DO NOT BE CONFORMED... 10:10 in Ten #5

Stocki Saphara

(I have been preaching a sermon series called 10:10 in Ten... This is one of them in blog form. I hope they will all appear but perhaps not in order!!)

Brian Zahnd dangled himself over the fiery furnace of heresy in a recent blog by beginning with the words…

“I have a problem with the Bible. Here’s my problem…

Now you see “sound” Christians do not have problems with the Scriptures, so Zahnd was dangling big time. Then with a preacher’s timing that is very much like the timing of a comedian he continued…

“I’m an ancient Egyptian. I’m a comfortable Babylonian. I’m a Roman in his villa.

That’s my problem. See, I’m trying to read the Bible for all it’s worth, but I’m not a Hebrew slave suffering in Egypt. I’m not a conquered Judean deported to Babylon. I’m not a first century Jew living under Roman occupation.”

Ah, sighs the theologically correct police we can listen again as the problem is not with the Bible but with the reader.

What Zahnd raises in his red rag to a bull is indeed a huge problem. Most western Christians are of the middle class western variety and live very comfortable lives of entitlement. We even think that the Church is entitled to a voice. 

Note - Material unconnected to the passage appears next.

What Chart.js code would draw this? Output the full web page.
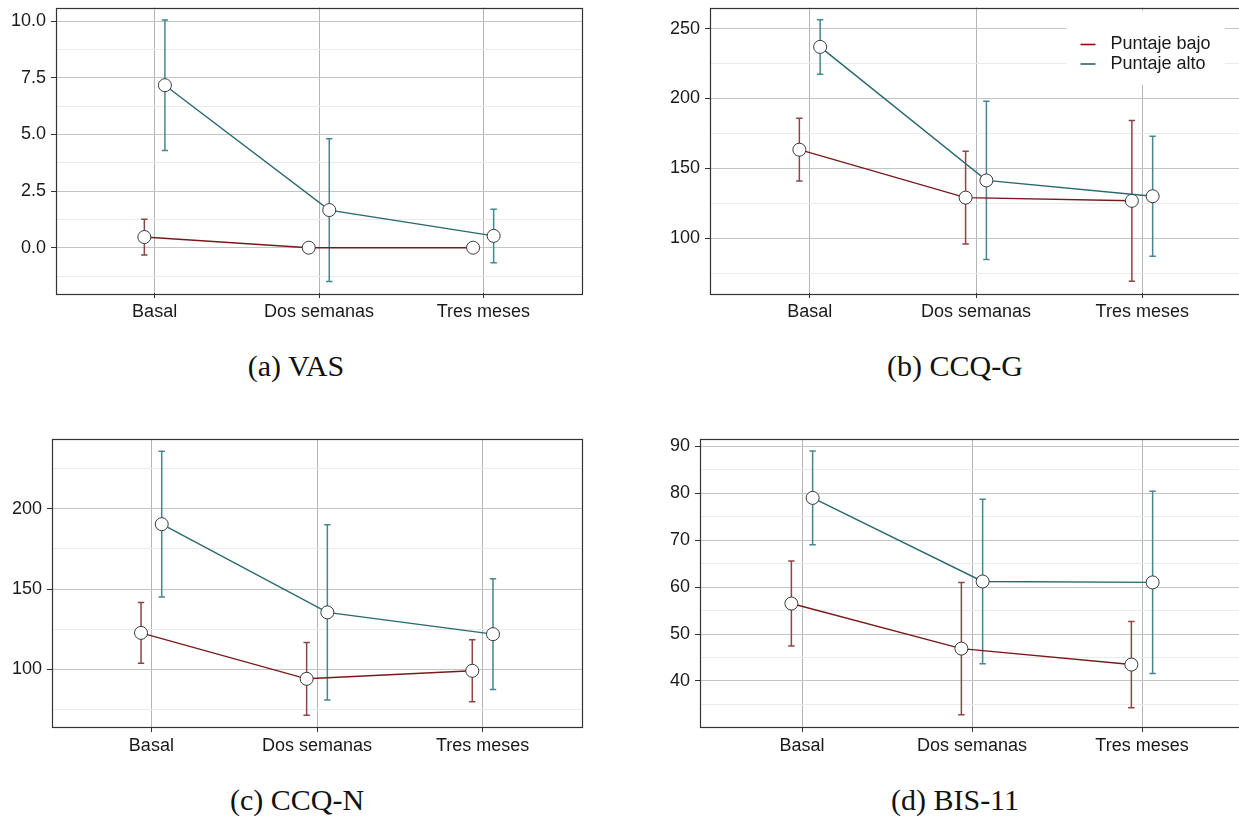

To read the Bible correctly we need to be slaves, refugees, under Empire. When I was a child I used to get Pharaoh and Herod mixed up. There was no need. They are the same and you can add Nebuchadnnezer and Caesar to the list. The children of God are under Empire, subversive agitates, even threats and always imaginative hope filled, grace drenched alternative imaginings to Empire. 


So when we read Paul’s words in Romans 12: 2, “Do not conform to the pattern of this world, but be transformed by the renewing of your mind,” we need to immediately confess that we are conformed. We have been part of a powerful Empire, we are invested in the powers of commerce and we enjoy the comfortable  spoils of it. For us western Christians this is a tough call. Jesus suggested it’s as tough as an camel going through the eye of a needle.

So if we are wanting to be transformed, Paul suggests that it begins with renewed minds. It is about a different seeing. It is about the alternative imagining of God’s way, dreaming heaven on earth. For the early Christians this was about looking through Caesar’s Empire to find Jesus’ Kingdom.

In their book Colossians Remixed Brian Walsh and Sylvia Keesmat unpack this resistance to Empire. They reveal Colossians 1 as a subversive poem reimagining Jesus as Lord rather than Caesar. Everywhere in the Roman Empire were images of Caesar, bearing down, oppressing and dumbing the thinking. Walsh and Keesmat see Paul as trying to renew the imaginations of Christians with that long description of Christ. Walsh and Keesmat go on to then ask the appropriate question - what are the dominant images that have conforming power over us in 2017? What dumbs us down?

They point out commerce. We are bombarded with advertisements to tell us what the Empire expects us to buy as we follow a reckless and unaccountable capitalism where the bottom line of the profits is almost The Emperor. Material comfort, leisure and our own right to be entitled to such a life is where that all leads. Individualism. My security. My privacy. My needs being met. And there we are… we are ancient Egyptians, comfortable Babylonians and Romans living in villas. 

The rest of Romans 12 is an antithesis of such an Empire. Paul tells us we are all connected. He goes as far as to tell us that “we belong to each other”. Our individual rights are restrained by being part of something bigger. We are called to sincere love, sharing with those in need, living in harmony, being willing to associate with those of a lower disposition and not repaying evil for evil.

As I prepared this idea as a sermon, we had a touring group of Storytellers in Belfast from Uganda. They were sharing their stories. Once they were hopeless children without a future but were sponsored by strangers from far away. Now they had graduated college and were working. What struck me was that they were giving away anything they had, sponsoring others through school. One was sharing her home with none homeless children. They were remarkable stories.

I couldn’t help but think that they did not have the same problems with The Bible as Brian Zahnd and I have. They were not living in Roman villas or under our Empire. Having less, remarkably enables them to be more open and willing to be able to share what they have. Uganda is a country who have welcomed one million over their border in the past year from South Sudan. Their generosity has been widely recognised. We with oh so much more to share voted Brexit and are attempting to close our borders! 

Do not be conformed… Oh, I have a problem with The Bible…

read Brian Zahnd's article here


Paul Keeble

Strong stuff, but has to be said. I refer to this issue in ‘Mission With’, though not as eloquently. Tom Sine writes about “tucking the Jesus bits in round the edge of a normal lifestyle”. What is the modern equivalent of “they left their nets and followed him”?